Dans le nord de la Chine, une offre d’emploi recherchait des «chefs de trains rapides à la mode et belles», selon le rapport de HRW. Le document évoque aussi une étude publiée en 2014 par la Fédération des femmes chinoises, et qui révélait que 87 pour cent des diplômées universitaires ont subi au moins une forme de discrimination sexuelle lors de la recherche d’un emploi.

Cette discrimination incluait des annonces qui prévenaient «hommes seulement ou préférés», des candidates qui ont été rejetées ou à qui on a refusé une entrevue, ou encore l’exigence de qualifications académiques plus élevées pour les femmes, selon les données de la fédération.
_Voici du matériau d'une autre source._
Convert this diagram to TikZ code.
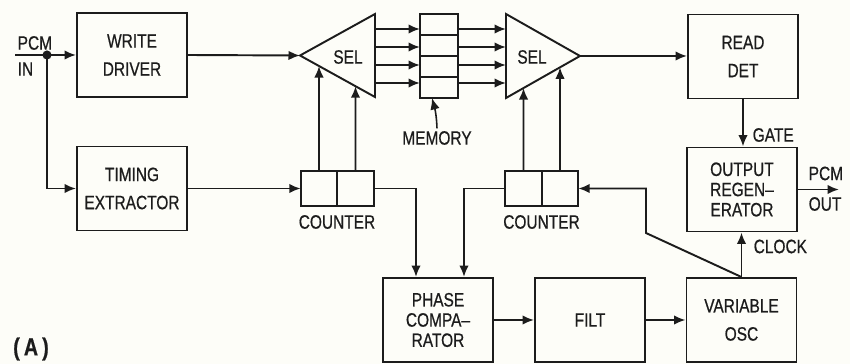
\documentclass[tikz,border=0pt]{standalone}
\usepackage{fontspec}
\setmainfont[FakeStretch=0.8,FakeBold=0.6]{Liberation Sans}
\usepackage{tikz}
\usetikzlibrary{positioning,arrows.meta,calc}
\definecolor{paper}{RGB}{253,253,248}
\definecolor{ink}{RGB}{28,28,28}
\newcommand{\blkfont}{\fontsize{11}{16}\selectfont}
\newcommand{\tightfont}{\fontsize{11}{11.5}\selectfont}

\begin{document}
\begin{tikzpicture}[x=0.02cm,y=-0.02cm,>={Latex[length=2.3mm,width=1.9mm]},
    line width=1.1pt, color=ink,
    blk/.style={draw, minimum width=110*0.02cm, minimum height=84*0.02cm,
        inner sep=0pt, align=center, font=\blkfont},
    cell/.style={draw, minimum width=36.5*0.02cm, minimum height=35*0.02cm,
        inner sep=0pt, outer sep=0pt},
    memcell/.style={draw, minimum width=38*0.02cm, minimum height=21*0.02cm,
        inner sep=0pt, outer sep=0pt},
    lbl/.style={font=\fontsize{11}{13}\selectfont, inner sep=1pt},
    arr/.style={->}]

% -------------------------
% Page
% -------------------------
\fill[paper] (0,0) rectangle (850,364);
\useasboundingbox (0,0) rectangle (850,364);

% -------------------------
% Blocks
% -------------------------
\node[blk] (wd) at (132,55) {WRITE\\DRIVER};
\node[blk] (te) at (132,188.5) {TIMING\\EXTRACTOR};
\node[blk] (readdet) at (743,56.5) {READ\\DET};
\node[blk, font=\tightfont] (outreg) at (742,189.5) {OUTPUT\\REGEN--\\ERATOR};
\node[blk, font=\tightfont] (phase) at (438,320) {PHASE\\COMPA--\\RATOR};
\node[blk] (filt) at (590,320) {FILT};
\node[blk] (vosc) at (741.5,320) {VARIABLE\\OSC};

% counters
\node[cell] (cnta1) at (319,188.5) {};
\node[cell, right=0pt of cnta1] (cnta2) {};
\node[cell] (cntb1) at (523.5,188.5) {};
\node[cell, right=0pt of cntb1] (cntb2) {};
\node[lbl] (cntalbl) at (337,222) {COUNTER};
\node[lbl] (cntblbl) at (541.5,222) {COUNTER};

% memory
\node[memcell] (mem1) at (439,24.5) {};
\node[memcell, below=0pt of mem1] (mem2) {};
\node[memcell, below=0pt of mem2] (mem3) {};
\node[memcell, below=0pt of mem3] (mem4) {};
\node[lbl] (memlbl) at (437,138) {MEMORY};

% selectors
\coordinate (sel1-tip) at (300,55.5);
\coordinate (sel1-top) at (375,14);
\coordinate (sel1-bot) at (375,97);
\draw[line join=miter] (sel1-tip) -- (sel1-top) -- (sel1-bot) -- cycle;
\node[lbl] (sel1) at (348,57) {SEL};

\coordinate (sel2-tip) at (580,56);
\coordinate (sel2-top) at (506,14);
\coordinate (sel2-bot) at (506,98);
\draw[line join=miter] (sel2-tip) -- (sel2-top) -- (sel2-bot) -- cycle;
\node[lbl] (sel2) at (532,57) {SEL};

% -------------------------
% Input
% -------------------------
\coordinate (pcmin) at (15,55);
\coordinate (split) at (47,55);
\node[lbl, anchor=west] (pcminlbl) at (15,43) {PCM};
\node[lbl, anchor=west] (inlbl) at (15,69) {IN};
\draw (pcmin) -- (split);
\fill (split) circle (2.6pt);
\draw[arr] (split) -- (wd.west);
\draw[arr] (split) |- (te.west);

% -------------------------
% Write path
% -------------------------
\draw[arr] (wd.east) -- (sel1-tip);
\draw[arr] (te.east) -- (cnta1.west);
\draw[arr] (cnta1.north) -- (intersection of cnta1.north--cnta1.center and sel1-tip--sel1-bot);
\draw[arr] (cnta2.north) -- (intersection of cnta2.north--cnta2.center and sel1-tip--sel1-bot);

\foreach \i/\s in {1/-4.5,2/-1.5,3/1.5,4/4.5} {
    \coordinate (memin\i) at ([yshift=\s*0.02cm]mem\i.west);
    \coordinate (memout\i) at ([yshift=\s*0.02cm]mem\i.east);
    \draw[arr] (memin\i -| sel1-top) -- (memin\i);
    \draw[arr] (memout\i) -- (memout\i -| sel2-top);
}
\draw[arr, line width=0.9pt] (memlbl.north) to[out=92,in=-75] ([xshift=-7*0.02cm]mem4.south);

% -------------------------
% Read path
% -------------------------
\draw[arr] (cntb1.north) -- (intersection of cntb1.north--cntb1.center and sel2-tip--sel2-bot);
\draw[arr] (cntb2.north) -- (intersection of cntb2.north--cntb2.center and sel2-tip--sel2-bot);
\draw[arr] (sel2-tip) -- (readdet.west |- sel2-tip);
\draw[arr] (readdet.south) -- (readdet.south |- outreg.north);
\node[lbl, anchor=west] (gatelbl) at (750,135) {GATE};

\coordinate (pcmout) at (839,189.5);
\draw[arr] (outreg.east) -- (pcmout);
\node[lbl, anchor=west] (pcmoutlbl) at (806,173.5) {PCM};
\node[lbl, anchor=west] (outlbl) at (806,204) {OUT};

% -------------------------
% Phase loop
% -------------------------
\draw[arr] (cnta2.east) -| ([xshift=-22*0.02cm]phase.north);
\draw[arr] (cntb1.west) -| ([xshift=26*0.02cm]phase.north);
\draw[arr] (phase.east) -- (filt.west);
\draw[arr] (filt.east) -- (vosc.west);
\draw[arr] (vosc.north) -- (vosc.north |- outreg.south);
\node[lbl, anchor=west] (clocklbl) at (751,246.5) {CLOCK};
\coordinate (kink) at (646,233);
\draw[arr] (vosc.north) -- (kink) |- (cntb2.east);

\node[font=\fontsize{14}{14}\bfseries, inner sep=0pt] (tag) at (31,349) {(\,A\,)};

\end{tikzpicture}
\end{document}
Dans certains cas, poursuit le rapport, on accorde la préférence aux hommes dans la fonction publique ou parmi les enseignants au niveau préscolaire ou primaire pour compenser le pourcentage important de femmes dans ces domaines, selon le rapport. Le document cite le directeur d’une école qui explique que «le manque d’hommes incite les enfants à penser comme des femmes et à régler leurs problèmes comme elles».

Au-delà de telles attitudes, poursuit le rapport, le changement est freiné par le manque de détermination à faire respecter les lois et par le régime politique autoritaire de la Chine.

«Au lieu de harceler et d’emprisonner les militantes des droits des femmes, le gouvernement chinois devrait voir en elles des alliées pour combattre la discrimination sexuelle sur le marché du travail et ailleurs», peut-on lire dans le document.

Au sein de la diplomatie chinoise, explique la sociologue Li Yinhe, les femmes pourront être exclues parce qu’on craindra que des postes dans certains pays soient trop dangereux pour elles.

«Plusieurs entrepreneures chinoises comptent parmi les plus riches du monde, mais c’est nettement pire en politique, a dit Mme Li. Je crois que c’est parce que les femmes sont arrivées tardivement, donc les ressources politiques sont entre les mains des hommes et la société est dominée par les hommes.»